MipNeRF360 (×8 downsampling, ×4 upsampling)¶

Ablation Study¶

Method	PSNR↑	LPIPS↓	FID↓
SuperGaussian	25.25	0.303	32.7
StableSR	24.31	0.326	44.2
3DSR	26.10	0.222	22.4

Highlights & Insights¶

3D Representation as a Consistency Constraint: Inserting 3DGS into the diffusion denoising loop is a simple yet effective means of enforcing 3D consistency.
FID Halved: From 41.1 → 20.7 (LLFF), demonstrating that 3D consistency constraints substantially reduce the distributional shift introduced by hallucinated details.
Plug-and-Play without Fine-tuning: No pretrained model is modified; the method purely exploits the geometric inductive bias of 3DGS.
Compatible with Arbitrary SR Models: The framework is applicable to both ISR and VSR approaches.
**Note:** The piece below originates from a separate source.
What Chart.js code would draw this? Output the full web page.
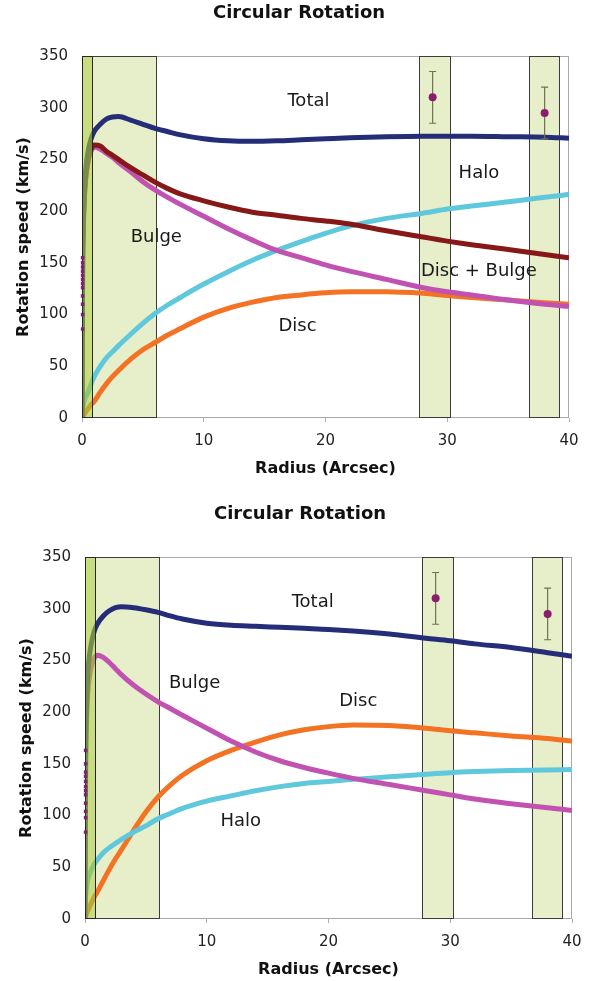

Limitations & Future Work¶

Training 5K 3DGS steps at every denoising step introduces significant computational overhead.
The NIQE metric (no-reference perceptual quality) is inferior to StableSR, suggesting that 3D consistency constraints may sacrifice some perceptual quality.
Validation is limited to ×4 upsampling.

vs. StableSR (ISR): Per-frame SR without 3D consistency leads to blurry results after 3DGS training; 3DSR explicitly guarantees consistency.
vs. SuperGaussian (VSR): Relies on the temporal consistency of video models rather than true 3D consistency.
vs. DiSR-NeRF: Optimizes NeRF via SDS, producing black artifacts; 3DSR directly uses 3DGS renderings as guidance.

Relevance to My Research¶

The alternating diffusion–3D iteration framework is transferable to tasks such as 3D editing and 3D completion.
The plug-and-play role of 3DGS within diffusion pipelines warrants further exploration.

Rating¶

Novelty: ⭐⭐⭐⭐ The idea of alternating diffusion and 3DGS is intuitive yet effective.
Experimental Thoroughness: ⭐⭐⭐⭐ Two datasets, multiple SR baselines, and the MEt3R 3D consistency metric.
Writing Quality: ⭐⭐⭐⭐ The motivation figure (Fig. 2) is persuasive and the method is described clearly.
Value: ⭐⭐⭐⭐ The framework combining 3D consistency with diffusion-based SR offers strong reference value.